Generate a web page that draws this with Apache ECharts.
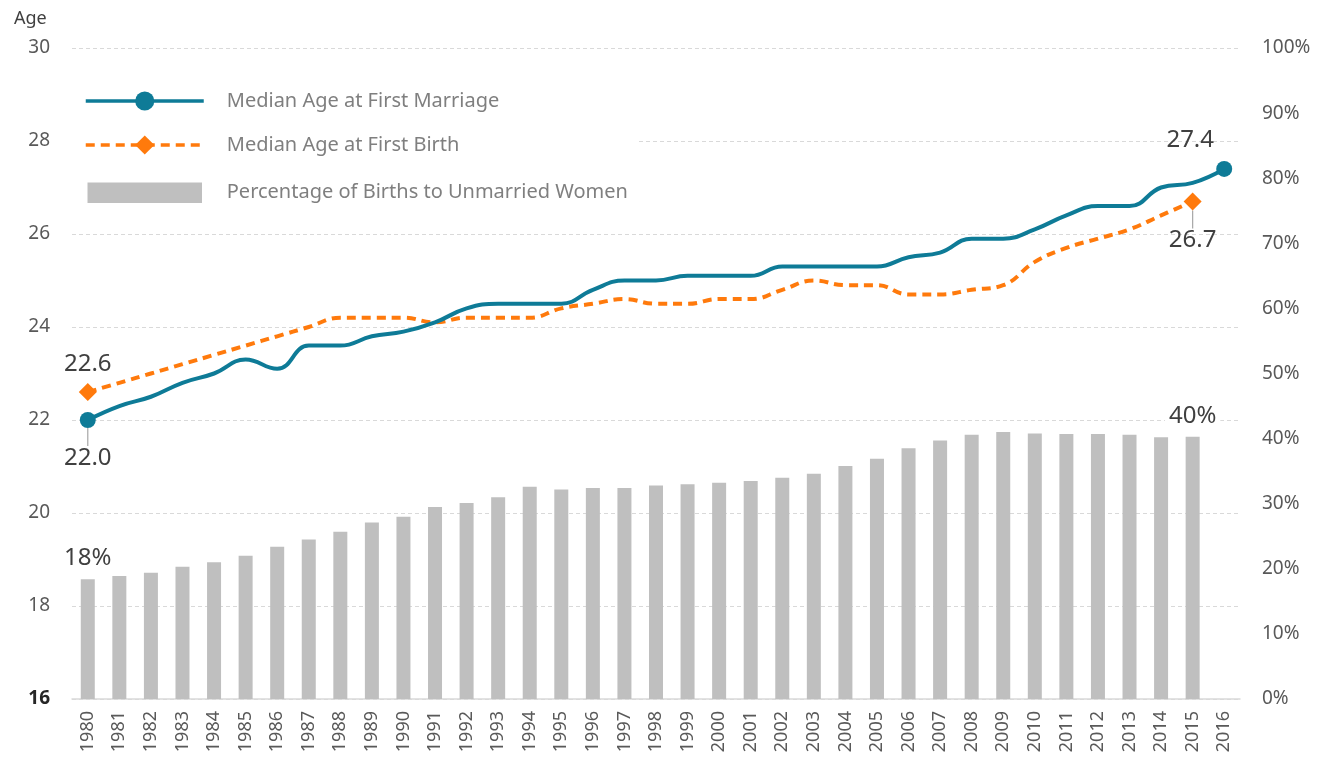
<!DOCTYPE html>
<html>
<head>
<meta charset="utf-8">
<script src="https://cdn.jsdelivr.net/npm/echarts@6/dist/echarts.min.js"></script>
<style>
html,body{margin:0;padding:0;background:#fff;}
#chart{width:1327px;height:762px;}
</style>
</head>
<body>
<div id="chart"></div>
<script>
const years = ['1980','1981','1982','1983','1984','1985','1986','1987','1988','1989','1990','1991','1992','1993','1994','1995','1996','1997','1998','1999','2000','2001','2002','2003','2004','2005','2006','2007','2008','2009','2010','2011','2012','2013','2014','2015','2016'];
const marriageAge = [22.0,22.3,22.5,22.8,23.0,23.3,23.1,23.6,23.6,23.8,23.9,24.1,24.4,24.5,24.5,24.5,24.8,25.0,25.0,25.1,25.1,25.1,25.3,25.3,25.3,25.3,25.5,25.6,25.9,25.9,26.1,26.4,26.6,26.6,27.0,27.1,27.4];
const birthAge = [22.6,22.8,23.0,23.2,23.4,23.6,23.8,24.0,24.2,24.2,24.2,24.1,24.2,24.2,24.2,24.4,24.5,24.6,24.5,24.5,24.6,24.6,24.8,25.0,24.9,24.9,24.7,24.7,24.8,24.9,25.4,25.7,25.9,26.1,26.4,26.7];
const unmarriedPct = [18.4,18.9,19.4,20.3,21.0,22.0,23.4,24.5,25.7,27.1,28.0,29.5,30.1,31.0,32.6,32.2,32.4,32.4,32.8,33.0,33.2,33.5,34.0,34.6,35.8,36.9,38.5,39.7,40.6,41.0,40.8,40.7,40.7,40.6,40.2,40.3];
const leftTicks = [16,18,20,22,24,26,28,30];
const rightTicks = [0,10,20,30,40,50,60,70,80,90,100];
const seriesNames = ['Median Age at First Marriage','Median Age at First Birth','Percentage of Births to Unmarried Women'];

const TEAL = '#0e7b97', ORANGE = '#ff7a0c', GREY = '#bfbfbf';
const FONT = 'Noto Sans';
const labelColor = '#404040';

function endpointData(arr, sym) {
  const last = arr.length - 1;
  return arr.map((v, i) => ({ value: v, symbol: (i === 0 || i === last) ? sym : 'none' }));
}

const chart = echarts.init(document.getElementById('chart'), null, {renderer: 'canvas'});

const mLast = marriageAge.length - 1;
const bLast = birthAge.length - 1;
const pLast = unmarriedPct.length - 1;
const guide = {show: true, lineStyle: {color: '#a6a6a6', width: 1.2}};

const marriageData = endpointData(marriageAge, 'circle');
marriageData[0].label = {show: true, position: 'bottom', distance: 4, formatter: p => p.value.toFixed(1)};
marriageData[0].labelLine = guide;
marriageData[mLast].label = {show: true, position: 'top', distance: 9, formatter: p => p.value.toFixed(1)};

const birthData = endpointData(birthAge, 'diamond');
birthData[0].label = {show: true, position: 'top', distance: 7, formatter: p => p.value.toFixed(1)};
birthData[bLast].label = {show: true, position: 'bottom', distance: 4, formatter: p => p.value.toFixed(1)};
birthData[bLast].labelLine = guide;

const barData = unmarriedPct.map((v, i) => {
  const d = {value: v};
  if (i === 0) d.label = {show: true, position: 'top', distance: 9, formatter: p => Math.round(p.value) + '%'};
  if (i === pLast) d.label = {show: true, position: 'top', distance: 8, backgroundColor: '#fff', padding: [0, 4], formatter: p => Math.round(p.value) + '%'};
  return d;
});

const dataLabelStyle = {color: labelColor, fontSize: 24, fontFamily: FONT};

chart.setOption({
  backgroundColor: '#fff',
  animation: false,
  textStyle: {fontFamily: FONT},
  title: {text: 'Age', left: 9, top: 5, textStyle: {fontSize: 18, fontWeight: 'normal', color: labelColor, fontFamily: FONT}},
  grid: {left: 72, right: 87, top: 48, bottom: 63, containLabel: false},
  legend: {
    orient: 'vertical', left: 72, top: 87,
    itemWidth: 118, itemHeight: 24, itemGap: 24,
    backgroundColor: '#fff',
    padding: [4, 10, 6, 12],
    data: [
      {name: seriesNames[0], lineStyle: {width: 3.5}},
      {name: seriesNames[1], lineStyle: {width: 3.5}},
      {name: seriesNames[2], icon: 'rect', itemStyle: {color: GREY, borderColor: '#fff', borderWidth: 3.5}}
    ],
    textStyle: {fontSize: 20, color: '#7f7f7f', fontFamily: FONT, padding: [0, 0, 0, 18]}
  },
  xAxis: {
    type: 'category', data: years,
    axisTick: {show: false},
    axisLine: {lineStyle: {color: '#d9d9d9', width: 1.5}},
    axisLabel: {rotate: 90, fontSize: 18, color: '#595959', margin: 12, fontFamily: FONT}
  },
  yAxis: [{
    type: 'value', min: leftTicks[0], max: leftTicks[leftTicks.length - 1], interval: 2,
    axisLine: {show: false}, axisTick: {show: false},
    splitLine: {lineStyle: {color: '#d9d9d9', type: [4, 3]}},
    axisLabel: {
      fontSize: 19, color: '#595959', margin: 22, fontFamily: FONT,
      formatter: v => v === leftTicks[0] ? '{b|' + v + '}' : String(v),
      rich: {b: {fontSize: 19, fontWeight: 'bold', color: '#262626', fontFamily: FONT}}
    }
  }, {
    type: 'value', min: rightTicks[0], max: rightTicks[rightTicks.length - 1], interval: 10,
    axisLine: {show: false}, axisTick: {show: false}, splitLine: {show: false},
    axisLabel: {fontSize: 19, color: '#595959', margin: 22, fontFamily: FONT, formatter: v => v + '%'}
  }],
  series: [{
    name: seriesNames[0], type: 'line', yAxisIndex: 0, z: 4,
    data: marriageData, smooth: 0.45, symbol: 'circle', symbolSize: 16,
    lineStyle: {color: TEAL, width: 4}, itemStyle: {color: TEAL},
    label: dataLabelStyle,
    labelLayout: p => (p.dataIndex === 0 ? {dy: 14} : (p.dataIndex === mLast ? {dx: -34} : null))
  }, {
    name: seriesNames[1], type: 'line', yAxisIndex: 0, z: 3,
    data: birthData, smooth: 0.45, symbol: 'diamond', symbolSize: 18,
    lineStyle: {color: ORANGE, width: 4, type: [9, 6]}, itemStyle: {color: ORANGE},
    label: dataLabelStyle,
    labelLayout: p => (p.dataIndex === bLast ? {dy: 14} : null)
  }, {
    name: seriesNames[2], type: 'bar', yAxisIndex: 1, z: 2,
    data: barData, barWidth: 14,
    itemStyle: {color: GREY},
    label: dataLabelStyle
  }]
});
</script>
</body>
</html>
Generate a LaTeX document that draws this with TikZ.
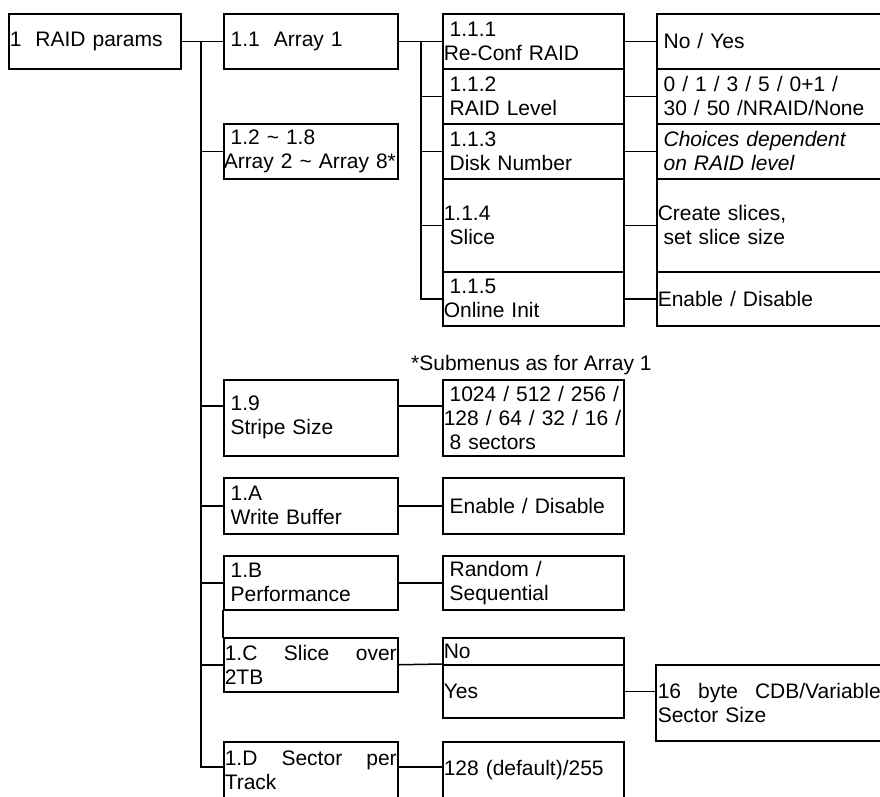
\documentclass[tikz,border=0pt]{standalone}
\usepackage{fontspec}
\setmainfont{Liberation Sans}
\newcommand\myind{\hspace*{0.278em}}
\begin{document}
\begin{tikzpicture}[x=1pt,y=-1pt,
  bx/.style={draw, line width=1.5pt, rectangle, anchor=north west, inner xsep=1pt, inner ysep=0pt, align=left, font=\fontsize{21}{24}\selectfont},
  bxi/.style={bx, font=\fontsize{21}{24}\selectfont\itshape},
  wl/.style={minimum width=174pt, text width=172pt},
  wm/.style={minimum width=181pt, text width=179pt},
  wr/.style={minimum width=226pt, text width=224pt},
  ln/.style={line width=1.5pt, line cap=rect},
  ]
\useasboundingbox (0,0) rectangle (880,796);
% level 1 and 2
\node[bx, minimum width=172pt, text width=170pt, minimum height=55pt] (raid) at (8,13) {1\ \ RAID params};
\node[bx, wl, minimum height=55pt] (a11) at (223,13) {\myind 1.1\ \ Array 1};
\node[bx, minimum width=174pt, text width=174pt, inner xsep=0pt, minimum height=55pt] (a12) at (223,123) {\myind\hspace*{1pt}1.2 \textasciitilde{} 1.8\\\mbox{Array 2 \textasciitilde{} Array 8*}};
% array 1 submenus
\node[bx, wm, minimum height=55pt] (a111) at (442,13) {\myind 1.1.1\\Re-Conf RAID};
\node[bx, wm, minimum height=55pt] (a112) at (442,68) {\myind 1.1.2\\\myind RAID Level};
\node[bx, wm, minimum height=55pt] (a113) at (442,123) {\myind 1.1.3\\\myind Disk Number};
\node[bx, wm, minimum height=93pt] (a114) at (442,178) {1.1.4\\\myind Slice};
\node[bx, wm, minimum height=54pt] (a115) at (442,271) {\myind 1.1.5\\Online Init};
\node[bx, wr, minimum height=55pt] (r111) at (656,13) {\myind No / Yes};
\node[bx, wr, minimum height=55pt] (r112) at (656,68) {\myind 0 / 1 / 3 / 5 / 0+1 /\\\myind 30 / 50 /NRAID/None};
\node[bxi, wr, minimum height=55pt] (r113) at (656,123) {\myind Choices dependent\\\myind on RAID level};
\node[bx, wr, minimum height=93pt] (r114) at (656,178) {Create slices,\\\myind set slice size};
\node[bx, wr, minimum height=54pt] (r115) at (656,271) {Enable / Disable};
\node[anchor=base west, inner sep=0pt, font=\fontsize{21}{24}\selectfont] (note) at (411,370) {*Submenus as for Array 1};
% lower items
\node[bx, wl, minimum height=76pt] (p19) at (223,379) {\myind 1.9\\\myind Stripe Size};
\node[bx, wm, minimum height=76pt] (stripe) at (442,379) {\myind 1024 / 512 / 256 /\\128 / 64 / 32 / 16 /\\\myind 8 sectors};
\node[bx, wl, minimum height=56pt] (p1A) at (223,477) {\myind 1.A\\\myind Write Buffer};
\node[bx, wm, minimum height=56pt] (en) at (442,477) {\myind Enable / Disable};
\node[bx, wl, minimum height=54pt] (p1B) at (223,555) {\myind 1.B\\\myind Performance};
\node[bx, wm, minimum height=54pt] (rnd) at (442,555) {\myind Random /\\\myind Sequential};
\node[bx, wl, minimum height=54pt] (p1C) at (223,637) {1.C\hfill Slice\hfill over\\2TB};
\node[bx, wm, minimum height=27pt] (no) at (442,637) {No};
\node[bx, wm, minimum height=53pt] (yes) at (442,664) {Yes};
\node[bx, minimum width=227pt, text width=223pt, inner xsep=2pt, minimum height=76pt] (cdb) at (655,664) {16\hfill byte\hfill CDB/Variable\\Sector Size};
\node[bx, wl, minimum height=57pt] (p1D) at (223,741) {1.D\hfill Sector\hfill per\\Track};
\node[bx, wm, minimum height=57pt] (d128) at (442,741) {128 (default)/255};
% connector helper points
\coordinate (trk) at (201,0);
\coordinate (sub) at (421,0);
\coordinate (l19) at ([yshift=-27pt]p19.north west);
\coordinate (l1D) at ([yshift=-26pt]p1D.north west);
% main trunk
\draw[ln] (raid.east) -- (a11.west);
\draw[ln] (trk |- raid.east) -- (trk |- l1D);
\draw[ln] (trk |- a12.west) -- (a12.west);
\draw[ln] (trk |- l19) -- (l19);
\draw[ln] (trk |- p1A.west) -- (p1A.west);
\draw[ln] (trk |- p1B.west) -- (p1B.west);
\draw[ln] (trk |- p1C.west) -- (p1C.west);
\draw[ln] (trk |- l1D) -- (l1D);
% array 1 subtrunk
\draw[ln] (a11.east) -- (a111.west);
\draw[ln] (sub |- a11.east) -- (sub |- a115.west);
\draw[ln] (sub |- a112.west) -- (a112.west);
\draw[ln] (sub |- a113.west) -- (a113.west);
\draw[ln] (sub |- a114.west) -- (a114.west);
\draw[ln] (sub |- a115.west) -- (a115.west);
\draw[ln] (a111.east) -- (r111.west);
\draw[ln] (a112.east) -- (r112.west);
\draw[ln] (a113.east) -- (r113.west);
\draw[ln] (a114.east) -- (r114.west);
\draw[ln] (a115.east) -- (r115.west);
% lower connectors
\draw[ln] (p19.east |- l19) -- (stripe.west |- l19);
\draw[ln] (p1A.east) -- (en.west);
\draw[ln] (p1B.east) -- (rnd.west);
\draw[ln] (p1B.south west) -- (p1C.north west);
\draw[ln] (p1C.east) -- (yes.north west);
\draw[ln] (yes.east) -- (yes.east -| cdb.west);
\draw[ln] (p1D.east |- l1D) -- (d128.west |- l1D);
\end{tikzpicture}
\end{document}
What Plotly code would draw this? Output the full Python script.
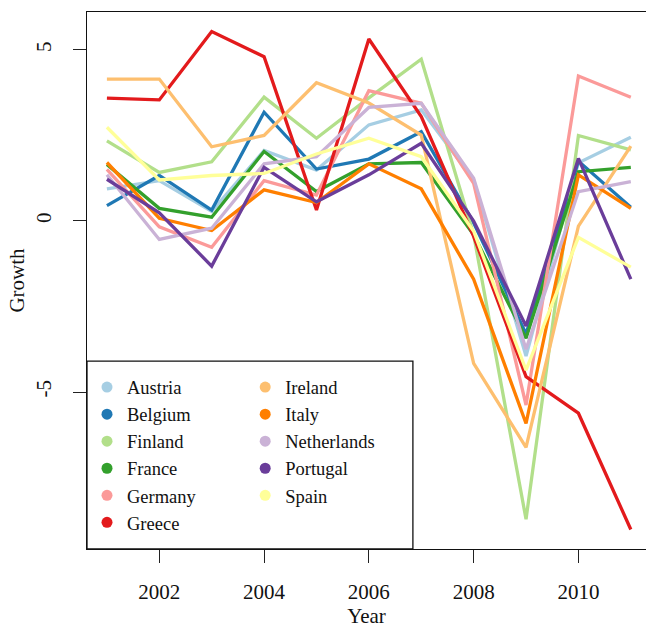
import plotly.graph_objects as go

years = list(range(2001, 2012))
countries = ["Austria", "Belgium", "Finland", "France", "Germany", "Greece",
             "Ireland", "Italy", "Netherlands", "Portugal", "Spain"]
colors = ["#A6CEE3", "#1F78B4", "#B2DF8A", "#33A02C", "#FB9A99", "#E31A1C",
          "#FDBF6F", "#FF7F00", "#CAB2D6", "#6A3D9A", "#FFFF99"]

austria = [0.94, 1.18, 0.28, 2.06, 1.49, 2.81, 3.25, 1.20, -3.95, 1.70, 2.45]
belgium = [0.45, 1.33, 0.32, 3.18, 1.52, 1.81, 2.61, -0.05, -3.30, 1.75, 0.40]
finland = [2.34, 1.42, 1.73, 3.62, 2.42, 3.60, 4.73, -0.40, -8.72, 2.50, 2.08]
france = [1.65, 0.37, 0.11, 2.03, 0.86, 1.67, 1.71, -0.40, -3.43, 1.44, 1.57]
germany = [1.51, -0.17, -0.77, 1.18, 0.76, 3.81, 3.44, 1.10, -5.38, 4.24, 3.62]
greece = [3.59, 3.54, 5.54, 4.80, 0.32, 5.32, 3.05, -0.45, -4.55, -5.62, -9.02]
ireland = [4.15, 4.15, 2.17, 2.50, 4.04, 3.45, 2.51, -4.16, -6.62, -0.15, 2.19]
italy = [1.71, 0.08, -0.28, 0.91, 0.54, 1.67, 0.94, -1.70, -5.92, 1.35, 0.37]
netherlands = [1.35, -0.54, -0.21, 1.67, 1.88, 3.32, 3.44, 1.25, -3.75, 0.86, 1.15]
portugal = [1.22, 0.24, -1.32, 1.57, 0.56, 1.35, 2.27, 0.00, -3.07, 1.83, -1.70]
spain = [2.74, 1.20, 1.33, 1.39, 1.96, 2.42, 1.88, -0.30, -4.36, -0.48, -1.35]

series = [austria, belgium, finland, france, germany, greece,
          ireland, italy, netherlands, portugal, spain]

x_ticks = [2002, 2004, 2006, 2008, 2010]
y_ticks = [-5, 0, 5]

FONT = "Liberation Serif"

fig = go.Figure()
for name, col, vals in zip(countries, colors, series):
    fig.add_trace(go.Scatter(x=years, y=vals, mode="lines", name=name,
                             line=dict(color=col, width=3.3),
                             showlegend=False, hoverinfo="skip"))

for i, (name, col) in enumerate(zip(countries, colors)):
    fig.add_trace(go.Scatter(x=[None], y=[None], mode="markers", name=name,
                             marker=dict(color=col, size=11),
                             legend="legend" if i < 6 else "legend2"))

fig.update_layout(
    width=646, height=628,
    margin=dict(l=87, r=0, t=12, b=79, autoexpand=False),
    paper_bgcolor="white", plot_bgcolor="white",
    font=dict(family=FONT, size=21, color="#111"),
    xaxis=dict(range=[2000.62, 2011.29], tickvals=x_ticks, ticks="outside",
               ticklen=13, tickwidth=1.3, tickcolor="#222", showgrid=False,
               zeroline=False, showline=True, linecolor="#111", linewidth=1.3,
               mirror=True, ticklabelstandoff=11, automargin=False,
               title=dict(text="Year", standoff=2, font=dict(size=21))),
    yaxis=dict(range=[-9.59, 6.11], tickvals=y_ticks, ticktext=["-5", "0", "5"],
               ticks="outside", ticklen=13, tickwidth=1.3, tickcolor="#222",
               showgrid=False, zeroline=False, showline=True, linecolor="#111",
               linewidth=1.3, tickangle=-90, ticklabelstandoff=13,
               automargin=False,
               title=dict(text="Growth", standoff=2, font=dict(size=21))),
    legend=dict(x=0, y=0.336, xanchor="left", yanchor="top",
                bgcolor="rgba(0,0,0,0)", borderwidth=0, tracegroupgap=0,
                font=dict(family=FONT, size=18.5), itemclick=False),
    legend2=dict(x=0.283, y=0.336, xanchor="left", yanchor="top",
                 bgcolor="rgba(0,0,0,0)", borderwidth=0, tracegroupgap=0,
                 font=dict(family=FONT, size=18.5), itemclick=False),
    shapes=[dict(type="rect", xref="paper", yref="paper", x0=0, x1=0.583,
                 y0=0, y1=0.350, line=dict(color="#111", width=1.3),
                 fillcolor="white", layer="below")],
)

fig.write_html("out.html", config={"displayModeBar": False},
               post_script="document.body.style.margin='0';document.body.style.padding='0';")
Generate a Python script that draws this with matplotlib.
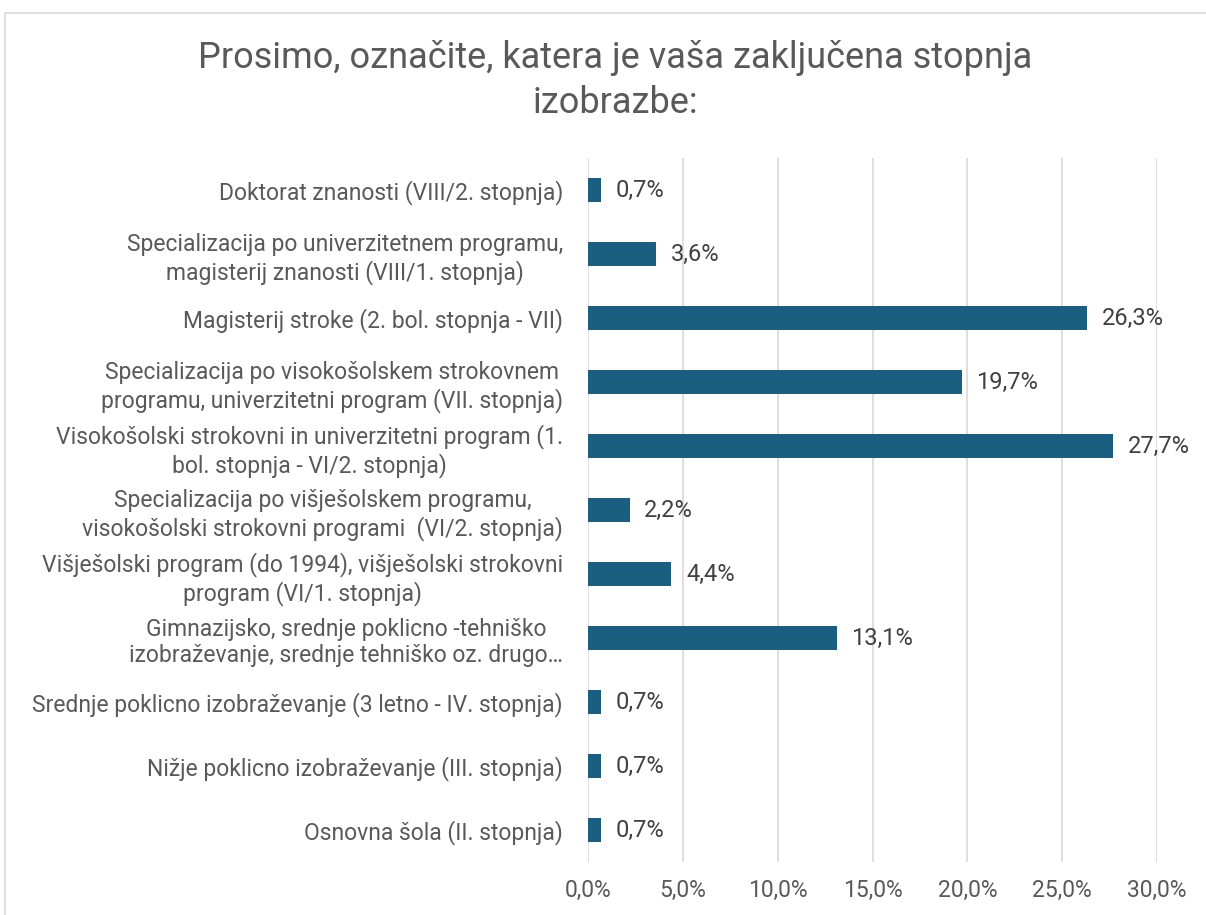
———
Your task
Exactly how many lines contain "Python"? State the number and nothing else.

The reply
2